[EXERCISE TASK]: Would you copy the records below, exactly and only from their first line through the line containing "minimum width=1.95cm, minimum", without any pictures?

[DATA SHOWN]:

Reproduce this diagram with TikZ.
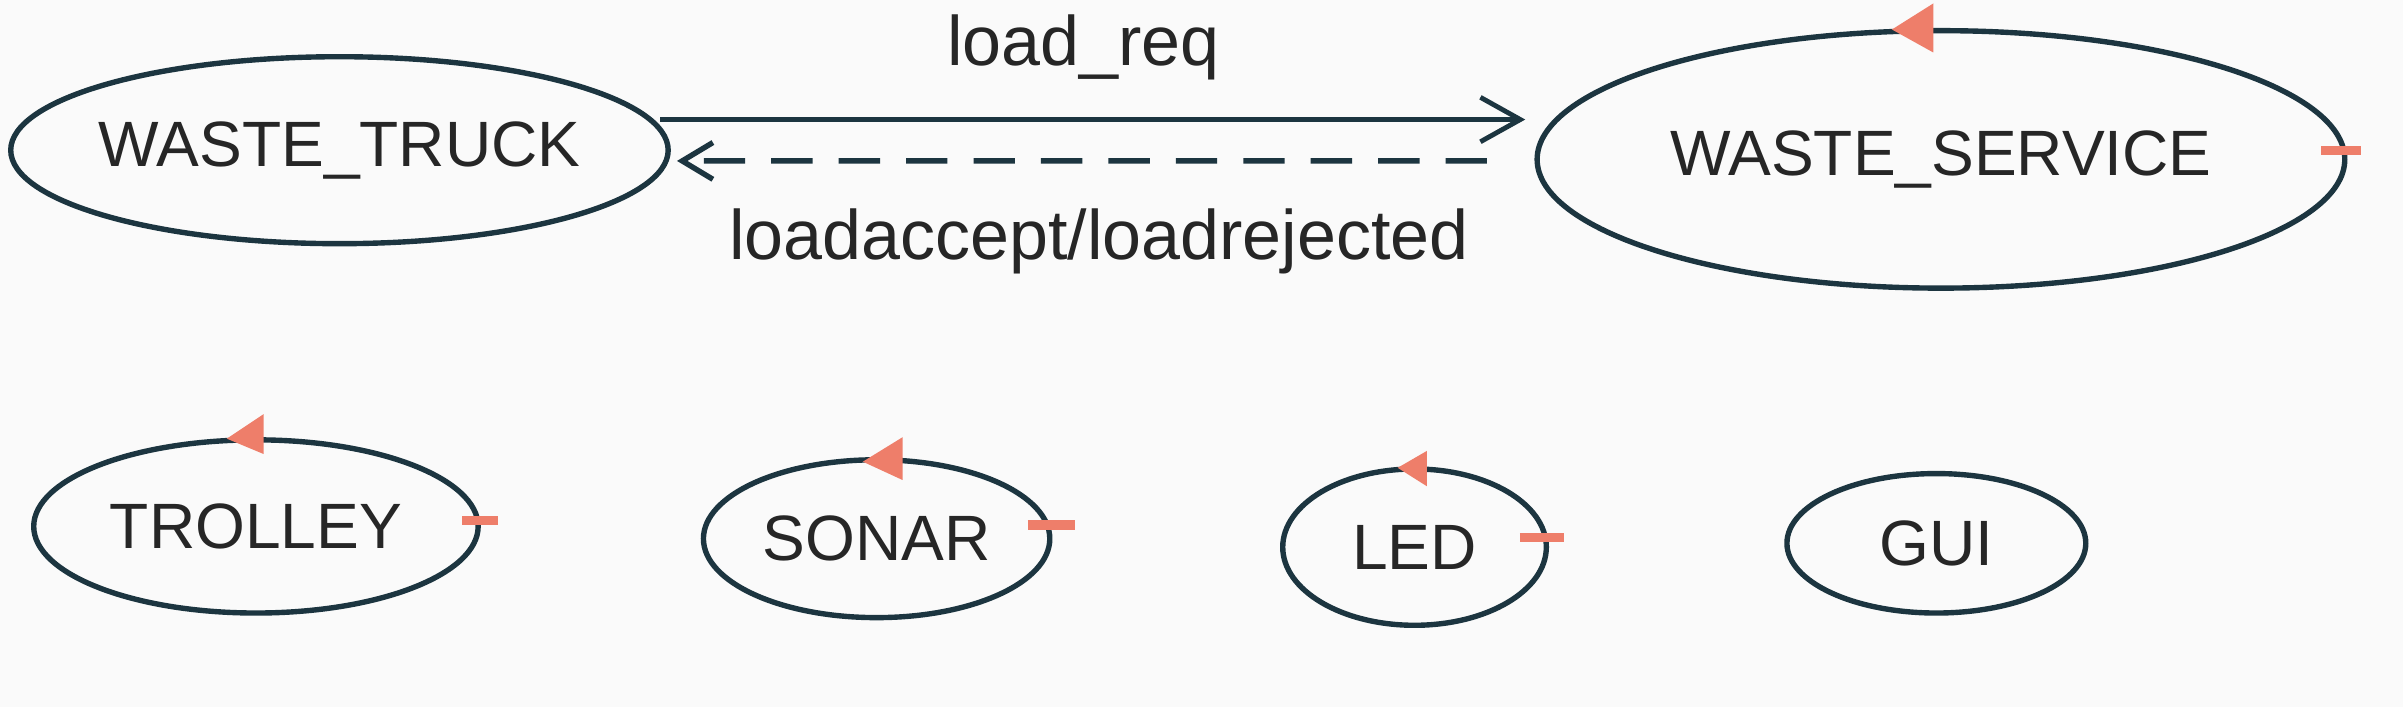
\documentclass[tikz,border=0pt]{standalone}
\usepackage{fontspec}
\setmainfont{Liberation Sans}
\usepackage{xcolor}
\usepackage{tikz}
\usetikzlibrary{arrows.meta, shapes.geometric}
\definecolor{bgwhite}{RGB}{250,250,250}
\definecolor{stateline}{RGB}{28,53,64}
\definecolor{loopred}{RGB}{238,126,106}
\definecolor{textgray}{RGB}{38,38,38}

\begin{document}
\begin{tikzpicture}[
    state/.style={draw=stateline, ellipse, line width=1pt, inner sep=0pt, text=textgray, font=\fontsize{11.9}{14}\selectfont},
    msg/.style={text=textgray, font=\fontsize{13}{15}\selectfont, inner sep=0pt},
    tipfill/.style={fill=loopred},
    tipbar/.style={draw=loopred, line width=0.6mm}
  ]
            \useasboundingbox (0,0) rectangle (15.68,4.61);
            \fill[bgwhite] (0,0) rectangle (15.68,4.61);

            % actors
            \node[state, minimum width=4.29cm, minimum height=1.22cm, inner xsep=-1mm] (truck) at (2.215,3.63) {WASTE\_TRUCK};
            \node[state, minimum width=5.27cm, minimum height=1.68cm] (service) at (12.665,3.57) {WASTE\_SERVICE};
            \node[state, minimum width=2.90cm, minimum height=1.13cm] (trolley) at (1.67,1.175) {TROLLEY};
            \node[state, minimum width=2.26cm, minimum height=1.03cm] (sonar) at (5.72,1.095) {SONAR};
            \node[state, minimum width=1.72cm, minimum height=1.02cm] (led) at (9.23,1.04) {LED};
            \node[state, minimum width=1.95cm, minimum height=0.91cm] (gui) at (12.635,1.065) {GUI};

            % request / reply
            \draw[stateline, line width=0.9pt, -{Straight Barb[length=2.6mm,width=2.9mm]}] ([shift={(-0.7mm,2mm)}]truck.east) -- ([shift={(-0.6mm,2.6mm)}]service.west);
            \draw[stateline, line width=1pt, dash pattern=on 2.7mm off 1.7mm, -{Straight Barb[length=2mm,width=2.4mm]}] ([shift={(-3.1mm,-0.1mm)}]service.west) -- ([shift={(0.4mm,-0.7mm)}]truck.east);

            \node[msg, anchor=base] (req) at (7.07,4.18) {load\_req};
            \node[msg, anchor=base] (reply) at (7.17,2.92) {loadaccept/loadrejected};

            % loop marks
            \fill[tipfill] ([shift={(-0.5mm,1.6mm)}]service.north) -- ([shift={(-0.5mm,-1.6mm)}]service.north) -- ([shift={(-3.2mm,-0.1mm)}]service.north) -- cycle;
            \fill[tipfill] ([shift={(0.5mm,1.5mm)}]trolley.north) -- ([shift={(0.5mm,-1.1mm)}]trolley.north) -- ([shift={(-1.9mm,-0.1mm)}]trolley.north) -- cycle;
            \fill[tipfill] ([shift={(1.7mm,1.3mm)}]sonar.north) -- ([shift={(1.7mm,-1.5mm)}]sonar.north) -- ([shift={(-0.9mm,-0.3mm)}]sonar.north) -- cycle;
            \fill[tipfill] ([shift={(0.8mm,1.0mm)}]led.north) -- ([shift={(0.8mm,-1.3mm)}]led.north) -- ([shift={(-1.1mm,-0.1mm)}]led.north) -- cycle;

            \draw[tipbar] ([shift={(-1.7mm,0.6mm)}]service.east) -- ([shift={(0.9mm,0.6mm)}]service.east);
            \draw[tipbar] ([shift={(-1.2mm,0.4mm)}]trolley.east) -- ([shift={(1.1mm,0.4mm)}]trolley.east);
            \draw[tipbar] ([shift={(-1.6mm,0.9mm)}]sonar.east) -- ([shift={(1.5mm,0.9mm)}]sonar.east);
            \draw[tipbar] ([shift={(-1.9mm,0.65mm)}]led.east) -- ([shift={(1.0mm,0.65mm)}]led.east);
\end{tikzpicture}
\end{document}
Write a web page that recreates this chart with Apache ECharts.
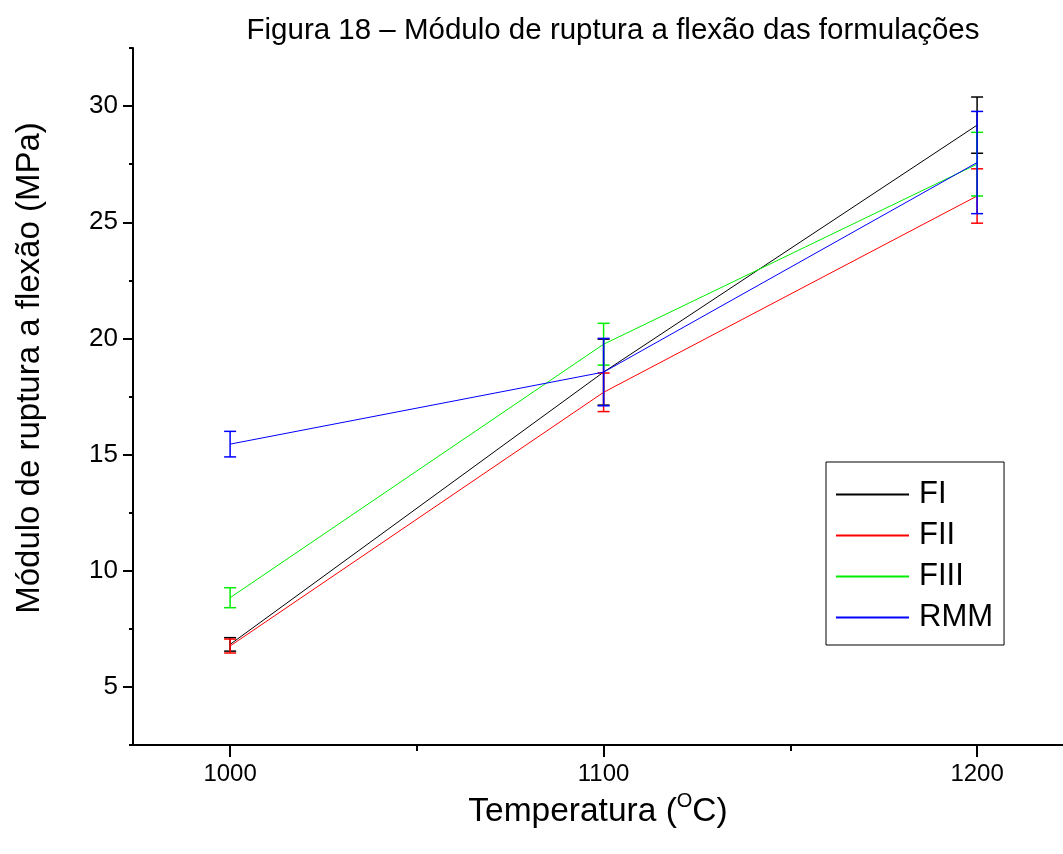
<!DOCTYPE html>
<html>
<head>
<meta charset="utf-8">
<script src="https://cdn.jsdelivr.net/npm/echarts@6/dist/echarts.min.js"></script>
<style>
  html, body { margin: 0; padding: 0; background: #fff; }
  #chart { width: 1063px; height: 854px; }
</style>
</head>
<body>
<div id="chart"></div>
<script>
// Firing temperature (°C)
const temperatures = [1000, 1100, 1200];

// Flexural rupture modulus (MPa): mean and standard deviation per formulation
const seriesNames = ['FI', 'FII', 'FIII', 'RMM'];
const fiMean   = [6.83, 18.55, 29.18];
const fiErr    = [0.29, 1.42, 1.21];
const fiiMean  = [6.76, 17.68, 26.13];
const fiiErr   = [0.30, 0.83, 1.17];
const fiiiMean = [8.84, 19.75, 27.50];
const fiiiErr  = [0.43, 0.90, 1.37];
const rmmMean  = [15.45, 18.55, 27.57];
const rmmErr   = [0.55, 1.45, 2.20];

// Axis ticks
const xMajorTicks = [1000, 1100, 1200];
const xMinorTicks = [1050, 1150];
const yMajorTicks = [5, 10, 15, 20, 25, 30];
const yMinorTicks = [2.5, 7.5, 12.5, 17.5, 22.5, 27.5, 32.5];

const colors = ['#000000', '#ff0000', '#00ee00', '#0000ff'];
const means = [fiMean, fiiMean, fiiiMean, rmmMean];
const errs = [fiErr, fiiErr, fiiiErr, rmmErr];

const FONT = 'Liberation Sans, Arial, sans-serif';

const series = [];
seriesNames.forEach((name, i) => {
  series.push({
    name: name,
    type: 'line',
    data: temperatures.map((t, k) => [t, means[i][k]]),
    showSymbol: false,
    symbol: 'none',
    lineStyle: { color: colors[i], width: 1 },
    itemStyle: { color: colors[i] },
    animation: false,
    z: 2 + i * 2
  });
  series.push({
    name: name,
    type: 'custom',
    data: temperatures.map((t, k) => [t, means[i][k] - errs[i][k], means[i][k] + errs[i][k]]),
    renderItem: function (params, api) {
      const x = api.value(0);
      const lo = api.coord([x, api.value(1)]);
      const hi = api.coord([x, api.value(2)]);
      const hw = 6;
      const style = { stroke: colors[i], lineWidth: 1.5, fill: null };
      return {
        type: 'group',
        children: [
          { type: 'line', shape: { x1: lo[0], y1: lo[1], x2: hi[0], y2: hi[1] }, style: style },
          { type: 'line', shape: { x1: lo[0] - hw, y1: lo[1], x2: lo[0] + hw, y2: lo[1] }, style: style },
          { type: 'line', shape: { x1: hi[0] - hw, y1: hi[1], x2: hi[0] + hw, y2: hi[1] }, style: style }
        ]
      };
    },
    encode: { x: 0, y: [1, 2] },
    animation: false,
    z: 3 + i * 2
  });
});

const chart = echarts.init(document.getElementById('chart'));
chart.setOption({
  animation: false,
  backgroundColor: '#fff',
  title: {
    text: 'Figura 18 – Módulo de ruptura a flexão das formulações',
    left: 608,
    top: 11,
    textAlign: 'center',
    textStyle: { fontFamily: FONT, fontSize: 29.5, fontWeight: 'normal', color: '#000' }
  },
  grid: { left: 133, right: 0, top: 48, bottom: 109 },
  legend: {
    data: seriesNames,
    orient: 'vertical',
    left: 826,
    top: 462,
    padding: [17, 11, 12, 10],
    itemGap: 10,
    itemWidth: 73,
    itemHeight: 2,
    icon: 'rect',
    borderColor: '#000',
    borderWidth: 1,
    backgroundColor: '#fff',
    selectedMode: false,
    textStyle: { fontFamily: FONT, fontSize: 31, color: '#000', padding: [0, 0, 0, 5], lineHeight: 30 }
  },
  xAxis: [
    {
      type: 'value',
      min: 974, max: 1223,
      axisLine: { show: true, lineStyle: { color: '#000', width: 2 } },
      axisTick: { show: true, customValues: xMajorTicks, length: 12, lineStyle: { color: '#000', width: 2 } },
      axisLabel: {
        customValues: xMajorTicks, margin: 17, fontFamily: FONT, fontSize: 24, color: '#000',
        formatter: function (v) { return String(v); }
      },
      splitLine: { show: false },
      name: '{n|Temperatura (}{s|O}{n|C)}',
      nameLocation: 'middle',
      nameGap: 46,
      nameTextStyle: {
        rich: {
          n: { fontFamily: FONT, fontSize: 33.5, color: '#000', verticalAlign: 'bottom', lineHeight: 38 },
          s: { fontFamily: FONT, fontSize: 20, color: '#000', verticalAlign: 'top', lineHeight: 38, padding: [0, 0, 15, 0] }
        }
      }
    },
    {
      type: 'value',
      min: 974, max: 1223,
      position: 'bottom',
      axisLine: { show: false },
      axisTick: { show: true, customValues: xMinorTicks, length: 6, lineStyle: { color: '#000', width: 2 } },
      axisLabel: { show: false },
      splitLine: { show: false }
    }
  ],
  yAxis: [
    {
      type: 'value',
      min: 2.5, max: 32.5,
      axisLine: { show: true, lineStyle: { color: '#000', width: 2 } },
      axisTick: { show: true, customValues: yMajorTicks, length: 10, lineStyle: { color: '#000', width: 2 } },
      axisLabel: { customValues: yMajorTicks, margin: 15, fontFamily: FONT, fontSize: 26, color: '#000' },
      splitLine: { show: false }
    },
    {
      type: 'value',
      min: 2.5, max: 32.5,
      position: 'left',
      axisLine: { show: false },
      axisTick: { show: true, customValues: yMinorTicks, length: 4, lineStyle: { color: '#000', width: 2 } },
      axisLabel: { show: false },
      splitLine: { show: false }
    }
  ],
  graphic: [
    {
      type: 'text',
      x: 30,
      y: 368,
      rotation: Math.PI / 2,
      style: {
        text: 'Módulo de ruptura a flexão (MPa)',
        font: '33px ' + FONT,
        fill: '#000',
        align: 'center',
        verticalAlign: 'middle'
      }
    }
  ],
  series: series
});
</script>
</body>
</html>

[WRITTEN SOLUTION]:
Reproduce this diagram with TikZ.
\documentclass[tikz,border=0pt]{standalone}
\usepackage{fontspec}
\setmainfont{Liberation Sans}
\usepackage{xcolor}
\usepackage{tikz}
\usetikzlibrary{arrows.meta, shapes.geometric}
\definecolor{bgwhite}{RGB}{250,250,250}
\definecolor{stateline}{RGB}{28,53,64}
\definecolor{loopred}{RGB}{238,126,106}
\definecolor{textgray}{RGB}{38,38,38}

\begin{document}
\begin{tikzpicture}[
    state/.style={draw=stateline, ellipse, line width=1pt, inner sep=0pt, text=textgray, font=\fontsize{11.9}{14}\selectfont},
    msg/.style={text=textgray, font=\fontsize{13}{15}\selectfont, inner sep=0pt},
    tipfill/.style={fill=loopred},
    tipbar/.style={draw=loopred, line width=0.6mm}
  ]
            \useasboundingbox (0,0) rectangle (15.68,4.61);
            \fill[bgwhite] (0,0) rectangle (15.68,4.61);

            % actors
            \node[state, minimum width=4.29cm, minimum height=1.22cm, inner xsep=-1mm] (truck) at (2.215,3.63) {WASTE\_TRUCK};
            \node[state, minimum width=5.27cm, minimum height=1.68cm] (service) at (12.665,3.57) {WASTE\_SERVICE};
            \node[state, minimum width=2.90cm, minimum height=1.13cm] (trolley) at (1.67,1.175) {TROLLEY};
            \node[state, minimum width=2.26cm, minimum height=1.03cm] (sonar) at (5.72,1.095) {SONAR};
            \node[state, minimum width=1.72cm, minimum height=1.02cm] (led) at (9.23,1.04) {LED};
            \node[state, minimum width=1.95cm, minimum height=0.91cm] (gui) at (12.635,1.065) {GUI};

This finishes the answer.